Had the surgery last Wednesday and stayed 2 days in the hospital. Long story short, the surgeon said that it went well... but then he dropped a bombshell on me. He said that he is sorry, but a freak thing happened that had never happened to him before - a portion of a needle broke off in my prostate(!). (I was of course upset as he is telling me this!). He said it might not do anything bad, or it might if it "migrates." He also said it would be risky to try to remove, and that they could not safely remove it during the procedure. But he wants us to monitor it going forward. I said great, but my insurance runs out in April....:(
So after seeking advice,I opened up a case with the hospital's Patient Services unit to review the surgery because I want to be covered in case I need treatment for this going forward. They have to do a full review and interview the surgeon, etc. It takes a month or more to get their review.
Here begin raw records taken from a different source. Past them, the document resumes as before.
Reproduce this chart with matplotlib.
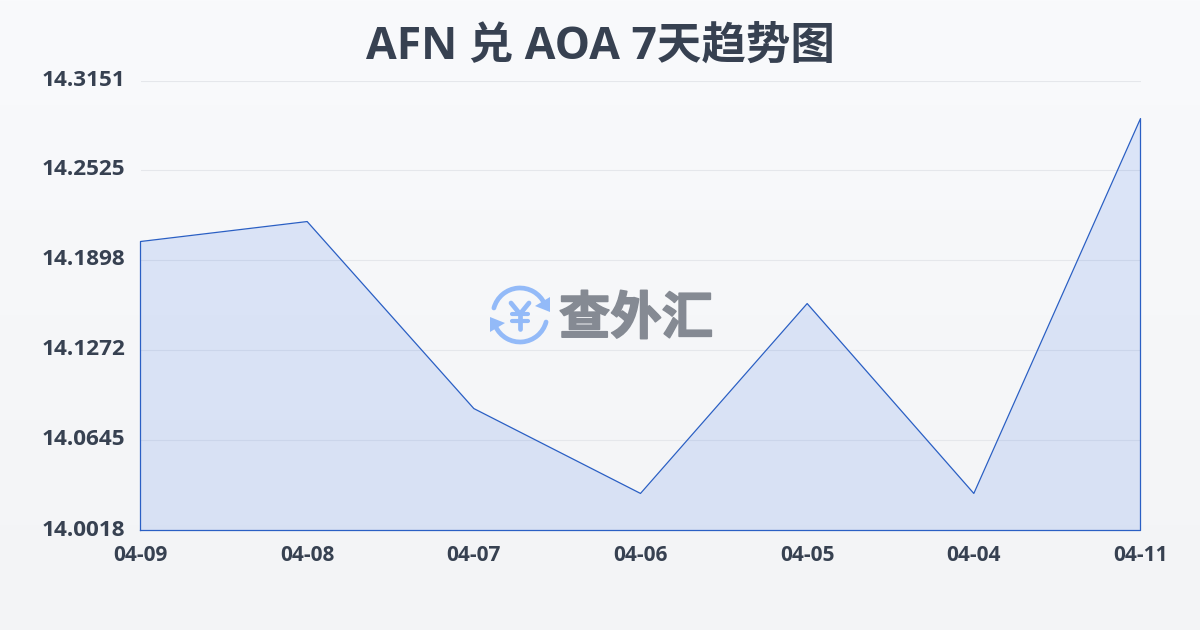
import matplotlib
matplotlib.use('Agg')
import matplotlib.pyplot as plt
import matplotlib.patheffects as pe
import numpy as np
from matplotlib.patches import Arc, Polygon

plt.rcParams['font.family'] = ['Open Sans', 'Noto Sans CJK SC', 'DejaVu Sans']

# data
dates = ['04-09', '04-08', '04-07', '04-06', '04-05', '04-04', '04-11']
rates = [14.2030, 14.2169, 14.0867, 14.0276, 14.1598, 14.0276, 14.2886]
y_ticks = [14.0018, 14.0645, 14.1272, 14.1898, 14.2525, 14.3151]
y_labels = ['14.0018', '14.0645', '14.1272', '14.1898', '14.2525', '14.3151']
title = 'AFN 兑 AOA 7天趋势图'

W, H = 1200, 630
fig = plt.figure(figsize=(W / 100, H / 100), dpi=100)

# background gradient
bg = fig.add_axes([0, 0, 1, 1], zorder=0)
top = np.array([249, 250, 252]) / 255
bottom = np.array([243, 244, 246]) / 255
t = np.linspace(0, 1, H)[:, None, None]
bg.imshow(top + (bottom - top) * t, aspect='auto')
bg.axis('off')

# main chart
ax = fig.add_axes([140.5 / W, 1 - 530.5 / H, 1000 / W, 450 / H], zorder=1)
ax.patch.set_alpha(0)
x = np.arange(len(dates))
ax.fill_between(x, rates, y_ticks[0], color='#3b72e6', alpha=0.15, linewidth=0, zorder=2)
ax.plot(np.r_[x[0], x, x[-1], x[0]], np.r_[y_ticks[0], rates, y_ticks[0], y_ticks[0]],
        color='#2a5fc4', linewidth=0.9, zorder=3, clip_on=False)
ax.set_xlim(0, len(dates) - 1)
ax.set_ylim(y_ticks[0], y_ticks[-1])
ax.set_yticks(y_ticks)
ax.set_yticklabels([])
ax.set_xticks(x)
ax.set_xticklabels(dates, fontsize=15, fontweight='bold', color='#374151')
ax.tick_params(axis='x', length=0, pad=10.5)
ax.tick_params(axis='y', length=0)
ax.grid(axis='y', color='#e5e7eb', linewidth=0.8, zorder=1)
for s in ax.spines.values():
    s.set_visible(False)

# overlay in pixels: title, y labels, logo
ov = fig.add_axes([0, 0, 1, 1], zorder=2)
ov.set_xlim(0, W)
ov.set_ylim(H, 0)
ov.axis('off')
ov.text(600.5, 47, title, ha='center', va='center', fontsize=32, fontweight='bold', color='#374151')
for v, lab in zip(y_ticks, y_labels):
    py = 530 - (v - y_ticks[0]) / (y_ticks[-1] - y_ticks[0]) * 450
    ov.text(125, py, lab, ha='right', va='center', fontsize=16.2, fontweight='bold', color='#374151')

# watermark logo
blue = '#93baf8'
cx, cy = 520, 315
ov.add_patch(Arc((cx, cy), 54, 54, theta1=195, theta2=335, color=blue, lw=3.4, capstyle='round'))
ov.add_patch(Arc((cx, cy), 54, 54, theta1=15, theta2=155, color=blue, lw=3.4, capstyle='round'))
ov.add_patch(Polygon([[550, 297], [550, 312], [535, 306]], color=blue, lw=0))
ov.add_patch(Polygon([[490, 317], [490, 332], [505, 323]], color=blue, lw=0))
ov.plot([511, 520, 529], [303, 314, 303], color=blue, lw=3.4, solid_capstyle='round')
ov.plot([520, 520], [314, 329], color=blue, lw=3.4, solid_capstyle='round')
ov.plot([512, 528], [314, 314], color=blue, lw=3, solid_capstyle='round')
ov.plot([512, 528], [321, 321], color=blue, lw=3, solid_capstyle='round')
ov.text(636, 321, '查外汇', ha='center', va='center', fontsize=37, fontweight='bold', color='#858a93',
        path_effects=[pe.withStroke(linewidth=1.2, foreground='#858a93')])
ov.set_xlim(0, W)
ov.set_ylim(H, 0)

fig.savefig('out.png', dpi=100)
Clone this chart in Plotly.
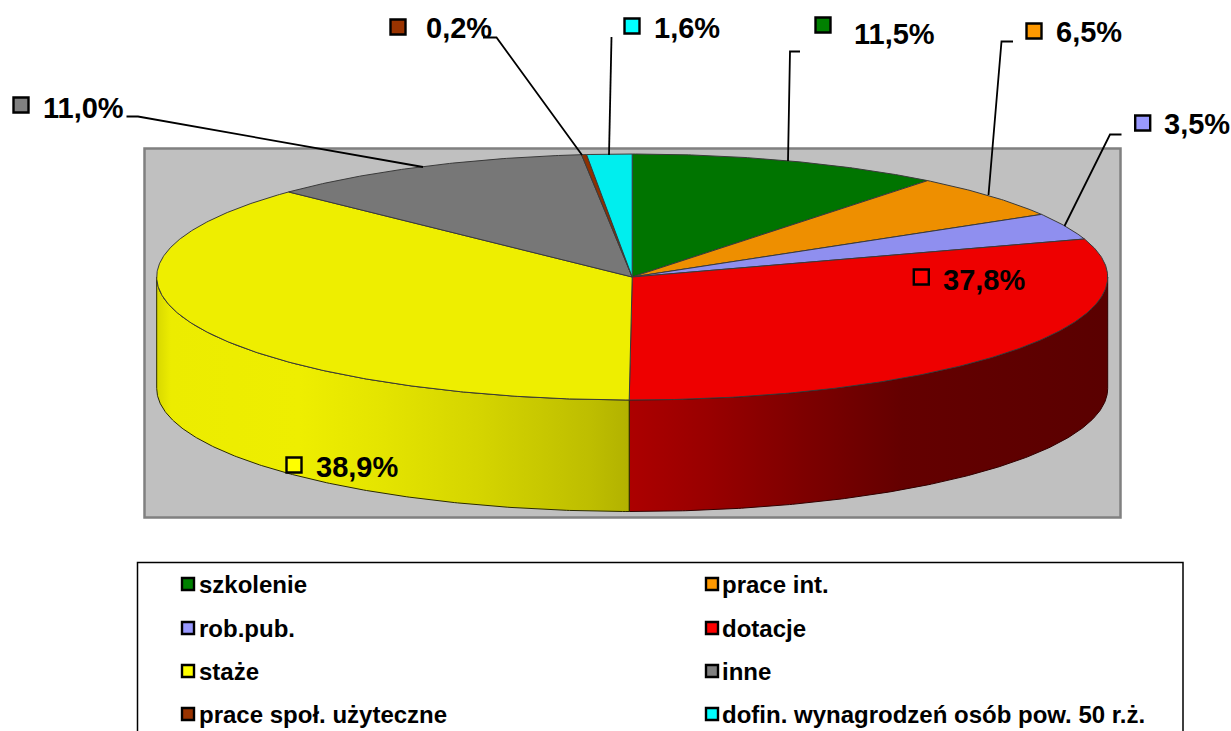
import math
import plotly.graph_objects as go

# ---- data ----
categories = ["szkolenie", "prace int.", "rob.pub.", "dotacje", "staże", "inne",
              "prace społ. użyteczne", "dofin. wynagrodzeń osób pow. 50 r.ż."]
# share of the full circle as actually drawn in the picture
slice_shares = [10.67, 5.83, 3.5, 30.1, 37.05, 11.15, 0.17, 1.53]
# percentages as printed on the data labels
label_texts = ["11,5%", "6,5%", "3,5%", "37,8%", "38,9%", "11,0%", "0,2%", "1,6%"]

# ---- styles ----
top_colors = ["#007400", "#EE8F00", "#8F8FEF", "#EE0000", "#EEEE00", "#777777", "#8F3000", "#00EEEE"]
key_colors = ["#008000", "#FF9900", "#9999FF", "#FF0000", "#FFFF00", "#808080", "#993300", "#00FFFF"]
wall_scales = {
    3: [[0, "#AC0000"], [0.17, "#980000"], [0.36, "#7E0000"], [0.57, "#640000"], [1, "#5A0000"]],
    4: [[0, "#D8D800"], [0.03, "#ECEC00"], [0.3, "#EEEE00"], [0.48, "#E4E400"], [0.69, "#D4D400"],
        [0.915, "#BEBE00"], [1, "#B2B200"]],
}
FONT = "Liberation Sans, Arial, sans-serif"

# ---- layout geometry (paper is measured in screen pixels) ----
W, H = 1231, 731
CX, CY, RX, RY, DEPTH = 632.2, 277.0, 475.5, 123.0, 111.5


def pt(deg, dy=0.0):
    a = math.radians(deg)
    return CX + RX * math.sin(a), CY - RY * math.cos(a) + dy


def arc(a0, a1, dy=0.0):
    n = max(2, int(abs(a1 - a0) / 0.4) + 1)
    return [pt(a0 + (a1 - a0) * i / (n - 1), dy) for i in range(n)]


total = sum(slice_shares)
edges = [0.0]
for s in slice_shares:
    edges.append(edges[-1] + s / total * 360)

fig = go.Figure()

# front walls: only the part of each slice between 90 and 270 degrees is visible
for i in range(len(slice_shares)):
    a0, a1 = max(edges[i], 90), min(edges[i + 1], 270)
    if a1 <= a0:
        continue
    top = arc(a0, a1)
    bottom = arc(a1, a0, DEPTH)
    poly = top + bottom + [top[0]]
    fig.add_trace(go.Scatter(
        x=[p[0] for p in poly], y=[p[1] for p in poly], mode="lines", fill="toself",
        line=dict(color="#2A2A00" if i == 4 else "#300000", width=1),
        fillgradient=dict(type="horizontal", colorscale=wall_scales[i]),
        hoverinfo="skip", showlegend=False))

# top face
for i in range(len(slice_shares)):
    poly = [(CX, CY)] + arc(edges[i], edges[i + 1]) + [(CX, CY)]
    fig.add_trace(go.Scatter(
        x=[p[0] for p in poly], y=[p[1] for p in poly], mode="lines", fill="toself",
        fillcolor=top_colors[i], line=dict(color="#3A3A3A", width=1),
        hoverinfo="skip", showlegend=False))

# leader lines, one polyline per label that has one
leaders = {
    0: ([800, 790, 788], [51.5, 51.5, 161]),
    1: ([1013, 1001.5, 988.5], [41.5, 41.5, 195]),
    2: ([1121.5, 1110, 1064.5], [134.5, 134.5, 226]),
    5: ([126.5, 138, 423], [116.5, 116.5, 167]),
    6: ([483, 496.5, 582], [37.5, 37.5, 155]),
    7: ([611.5, 609], [37, 155]),
}
for x, y in leaders.values():
    fig.add_trace(go.Scatter(x=x, y=y, mode="lines", line=dict(color="#000000", width=1.8),
                             hoverinfo="skip", showlegend=False))

# data label keys and texts
key_x = [823, 1034, 1142.7, 921.3, 294, 21, 398, 632]
key_y = [25, 31, 123, 277, 465, 105, 27, 26]
text_x = [854, 1056, 1164, 943, 316, 43, 426, 654]
text_y = [34, 32, 124, 280, 467, 108, 28, 28]
fig.add_trace(go.Scatter(
    x=key_x, y=key_y, mode="markers",
    marker=dict(symbol="square", size=15, color=key_colors, line=dict(color="#000000", width=2.4)),
    hoverinfo="skip", showlegend=False))
annotations = [
    dict(x=x, y=y, text="<b>%s</b>" % t, xref="x", yref="y", xanchor="left", yanchor="middle",
         showarrow=False, xshift=-2, font=dict(family=FONT, size=29, color="#000000"))
    for x, y, t in zip(text_x, text_y, label_texts)
]

# legend
leg_key_x = [188, 712, 188, 712, 188, 712, 188, 712]
leg_y = [584, 584, 628, 628, 671, 671, 714, 714]
leg_text_x = [199, 722, 199, 722, 199, 722, 199, 722]
fig.add_trace(go.Scatter(
    x=leg_key_x, y=leg_y, mode="markers",
    marker=dict(symbol="square", size=12, color=key_colors, line=dict(color="#000000", width=2.4)),
    hoverinfo="skip", showlegend=False))
annotations += [
    dict(x=x, y=y, text="<b>%s</b>" % c, xref="x", yref="y", xanchor="left", yanchor="middle",
         showarrow=False, xshift=-2, font=dict(family=FONT, size=24, color="#000000"))
    for x, y, c in zip(leg_text_x, leg_y, categories)
]

shapes = [
    dict(type="rect", xref="x", yref="y", x0=144.5, x1=1120.5, y0=148.5, y1=517.5, layer="below",
         fillcolor="#C0C0C0", line=dict(color="#808080", width=2.5)),
    dict(type="rect", xref="x", yref="y", x0=137.5, x1=1183, y0=562.5, y1=790, layer="below",
         fillcolor="#FFFFFF", line=dict(color="#000000", width=1.5)),
]

fig.update_layout(
    width=W, height=H, margin=dict(l=0, r=0, t=0, b=0),
    paper_bgcolor="#FFFFFF", plot_bgcolor="#FFFFFF",
    xaxis=dict(range=[0, W], visible=False, fixedrange=True),
    yaxis=dict(range=[H, 0], visible=False, fixedrange=True),
    shapes=shapes, annotations=annotations, showlegend=False,
)
fig.write_html("out.html", config={"displayModeBar": False, "staticPlot": True},
               post_script="document.body.style.margin='0';document.body.style.overflow='hidden';")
In the meantime, I am trying to focus on just recovering. The pain has not been too too bad, it is just very uncomfortable and there is bleeding. Also I will not be able to get an erection apparently for a few months (which of course is completely freaky). Plus there are other hurdles to overcome going forward.
But this is the first day I am trying to sit for any length of time. My emotions have been all over the place. I have had some very serious talks with God and am just telling Him all about what I am feeling, which hasn't been good lately. I am also doing a lot of reading, and just asking Him to give me the strength to get through this, I am just worn down by all the recent surgeries and rough times I have been having.
I know this sounds depressing, but it is just a(nother) season I hope. I am basically getting through this day by day but there are times I wake up and I just cannot get out of bed. I then tell Him that He needs to give me the strength to go on or it just isn't going to happen. He usually does.
O.K., I will end here for now but wanted to give an update. I am staying at a relative's house for the next few weeks. There's still a lot to be thankful for, even though life is very difficult right now. As always, I greatly appreciate everyone's prayers and support. I hope you are all doing well this week.